2015 was a big year for this crabapple tree that I collected in Kentucky about seven years ago. I reduced it's height by about half as well as a large portion of roots. The idea here is to give the trunk taper and emphasis as well as improve nebari (surface roots).


I knew the plant would respond well to this and, when I look back, I wish I had reduced it's height much earlier. Instead of it being a total waste of time, the past seven years I have both gotten to know this particular tree and learned a great deal about bonsai principals. whatever the case may be, I think this one is on a good path now. I am confident that in another seven years it will develop into a lovely bonsai display. Maybe even a floating one. Who knows.

Here is an image of the tree when it was taller.

Sunday, June 14, 2015

Crabapple Bonsai: trunk-chop update

This is the tree that was chopped in half to improve taper and proportions (I also removed the majority of its roots but we are going to ignore that completely). It is some type of wild North American Crabapple.

The first picture is the tree in April and the second is in June. This tree is planted in coarse pumice that I purchased on Ebay.



Sunday, June 7, 2015

Large Crabapple Cutting: Part 2

Three months ago I trunk-chopped my tall crabapple bonsai. I decided I would try to root the removed top of the tree by planting it in coarse pumice. I wanted to put it into a slightly larger container. I was delighted to see that there were a healthy amount of roots.


Saturday, April 4, 2015

Large Crabapple Cutting

I recently trunk-chopped a crabapple tree and decided it wouldn't be a bad idea to attempt to root it. The cutting is about two inches wide, give or take. It has been about a month since I potted it into a shallow container of mostly coarse pumice. I have kept it watered and protected from strong wind and frost (although I believe neither would have hurt). 

Here is the cutting as of today. It actually looks healthy, pushing growth and covered with leaves. I can envision its survival but I've been told that just because it looks good does NOT necessarily mean that things below the soil things actually are good. For now all I can do is baby it and hope that it can manage to put on some root growth.


Friday, March 6, 2015

Crabapple Bonsai Trunk Chop, Bonsai Senses, and 3D Bonsai Printers

I have always wanted to do this but today I finally did. I trunk chopped my tallest tree.

I think it will begin now to look much better. It has taken me years to decide to chop because I needed to develop my bonsai senses.
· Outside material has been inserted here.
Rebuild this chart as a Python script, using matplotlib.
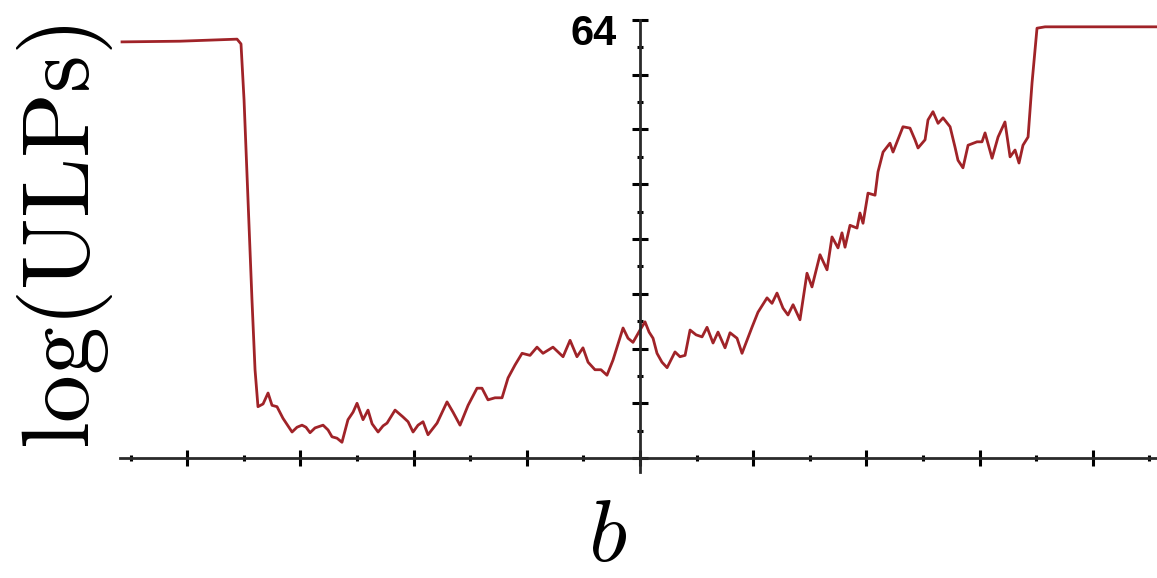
import numpy as np
import matplotlib
matplotlib.use("Agg")
import matplotlib.pyplot as plt

plt.rcParams["mathtext.fontset"] = "cm"

# traced curve: b (major tick = 1 unit) vs log(ULPs)
b_vals = [-4.576, -4.064, -3.560, -3.525, -3.498, -3.463, -3.428, -3.401, -3.375, -3.330,
          -3.286, -3.251, -3.207, -3.154, -3.074, -3.030, -2.986, -2.951, -2.915, -2.871,
          -2.800, -2.756, -2.721, -2.677, -2.633, -2.580, -2.535, -2.500, -2.447, -2.403,
          -2.367, -2.314, -2.270, -2.235, -2.164, -2.094, -2.049, -2.005, -1.961, -1.917,
          -1.873, -1.793, -1.705, -1.652, -1.590, -1.519, -1.440, -1.396, -1.343, -1.281,
          -1.219, -1.166, -1.104, -1.042, -0.972, -0.910, -0.857, -0.769, -0.724, -0.680,
          -0.618, -0.557, -0.504, -0.459, -0.398, -0.345, -0.292, -0.239, -0.150, -0.106,
          -0.062, 0.000, 0.044, 0.080, 0.115, 0.150, 0.194, 0.239, 0.309, 0.353,
          0.398, 0.442, 0.495, 0.548, 0.592, 0.645, 0.689, 0.751, 0.795, 0.857,
          0.901, 0.945, 0.989, 1.042, 1.122, 1.166, 1.210, 1.263, 1.307, 1.352,
          1.413, 1.475, 1.519, 1.590, 1.652, 1.696, 1.749, 1.784, 1.811, 1.855,
          1.917, 1.943, 1.970, 2.014, 2.076, 2.102, 2.147, 2.208, 2.235, 2.323,
          2.385, 2.429, 2.456, 2.518, 2.544, 2.588, 2.633, 2.677, 2.739, 2.783,
          2.809, 2.853, 2.898, 2.977, 3.021, 3.048, 3.110, 3.163, 3.224, 3.269,
          3.313, 3.348, 3.383, 3.428, 3.463, 3.507, 3.578, 4.064, 4.567]
ulps = [60.8, 60.9, 61.2, 60.5, 52.3, 37.7, 23.1, 12.9, 7.5, 7.9,
        9.5, 7.7, 7.5, 5.8, 3.8, 4.5, 4.8, 4.5, 3.7, 4.4,
        4.8, 4.1, 3.1, 2.9, 2.3, 5.6, 6.7, 8.0, 5.6, 7.0,
        5.0, 3.8, 4.7, 5.1, 7.0, 6.0, 5.3, 3.8, 4.8, 5.3,
        3.4, 5.1, 8.2, 6.7, 4.8, 7.7, 10.2, 10.2, 8.5, 8.8,
        8.8, 11.7, 13.6, 15.3, 15.0, 16.2, 15.3, 16.2, 15.5, 14.8,
        17.2, 14.8, 16.1, 14.0, 12.9, 12.9, 12.1, 14.3, 19.0, 17.5,
        16.9, 18.7, 19.9, 18.4, 17.5, 15.3, 14.0, 13.2, 15.5, 14.8,
        15.0, 18.7, 18.0, 17.7, 19.1, 16.8, 18.4, 16.1, 18.3, 17.5,
        15.3, 17.2, 19.1, 21.3, 23.4, 22.6, 24.1, 21.9, 20.9, 22.4,
        20.2, 27.0, 25.0, 29.7, 27.5, 32.3, 30.7, 32.9, 30.8, 34.0,
        33.6, 35.8, 34.3, 38.7, 38.4, 41.8, 44.7, 46.0, 44.7, 48.4,
        48.2, 46.5, 45.3, 46.5, 49.4, 50.6, 48.9, 49.7, 48.4, 45.4,
        43.5, 42.4, 45.7, 46.2, 46.2, 47.5, 43.8, 46.9, 49.1, 44.0,
        45.0, 43.1, 45.7, 46.9, 54.8, 62.8, 63.0, 63.0, 63.0]

x_major = [-4, -3, -2, -1, 0, 1, 2, 3, 4]
x_minor = [-4.5, -3.5, -2.5, -1.5, -0.5, 0.5, 1.5, 2.5, 3.5, 4.5]
y_major = [0, 8, 16, 24, 32, 40, 48, 56, 64]
y_minor = [4, 12, 20, 28, 36, 44, 52, 60]

fig = plt.figure(figsize=(11.57, 5.78), dpi=100)
ax = fig.add_axes([0, 0, 1, 1])
ax.set_xlim(-5.654, 4.567)
ax.set_ylim(-17.53, 66.92)

ax.plot(b_vals, ulps, color="#a02328", lw=2.0, solid_joinstyle="round")

for side in ["top", "right"]:
    ax.spines[side].set_visible(False)
ax.spines["left"].set_position(("data", 0))
ax.spines["bottom"].set_position(("data", 0))
ax.spines["left"].set_bounds(-2, 64)
ax.spines["bottom"].set_bounds(-4.594, 4.567)
for side in ["left", "bottom"]:
    ax.spines[side].set_color("#2a2a2a")
    ax.spines[side].set_linewidth(2)
ax.patch.set_visible(False)

ax.set_xticks(x_major)
ax.set_xticks(x_minor, minor=True)
ax.set_yticks(y_major)
ax.set_yticks(y_minor, minor=True)
ax.tick_params(which="major", direction="inout", length=11, width=2.2,
               color="black", labelbottom=False, labelleft=False)
ax.tick_params(which="minor", direction="inout", length=4, width=2.2, color="black")

fig.text(617 / 1157, 1 - 34 / 578, "64", ha="right", va="center",
         fontsize=30, fontweight="bold", family="Liberation Sans")
fig.text(65 / 1157, 1 - 237 / 578, r"$\mathrm{log(ULPs)}$", rotation=90,
         ha="center", va="center", fontsize=69)
fig.text(607 / 1157, 1 - 536 / 578, r"$b$", ha="center", va="center", fontsize=64)

fig.savefig("out.png", dpi=100)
I'm still developing and refining my bonsai senses and I hope that never ends. It has been a pleasant journey so far and for me is more than a hobby. It has become a therapy.



Bonsai might be the only sculpture that cannot be 3D-printed yet. I wonder what that will do to the bonsai scene. Everyone would have a famous masterpiece if they wanted. I have to admit that would be pretty nice. If I could I would. It sure would save a lot of time and bonsai has to be one of the slowest artistic pursuits ever conceived. So, as soon as a bonsai 3D printer is available, I will be getting one. Probably around this time next year I think... ;D

Wednesday, January 14, 2015

Yew Bonsai Urban Yamadori Styling Demo

I have always wanted a nice yew bonsai. I have known several people that say they just hate them and I can see why. For at least a couple years I have kept an eye out for a good one and resisted the impulse to buy anything small.

I don't normally post other peoples content but I am making an exception today.  Here is a great demonstration by Merlin on a large Taxus that appears to have come from a garden landscape. I have no idea what he is saying but this is one of my favorite styling demos I have ever seen. I can't believe I didn't already know about this guy! Check out his site merlin-bonsai.de, particularly the before and after section. This is what inspires me.

The yew in this video ends looking very natural. It looks like a real tree that shrunk. I am going to do whatever it takes to find and create a large yew as close as I can get it to this level of naturalness.

On a side note, I planted all of my ficus in pure Perlite except for a layer of rocks and sand on the top to hold it all in (and it looks nicer than the bright white Perlite). So far they all seem to like it.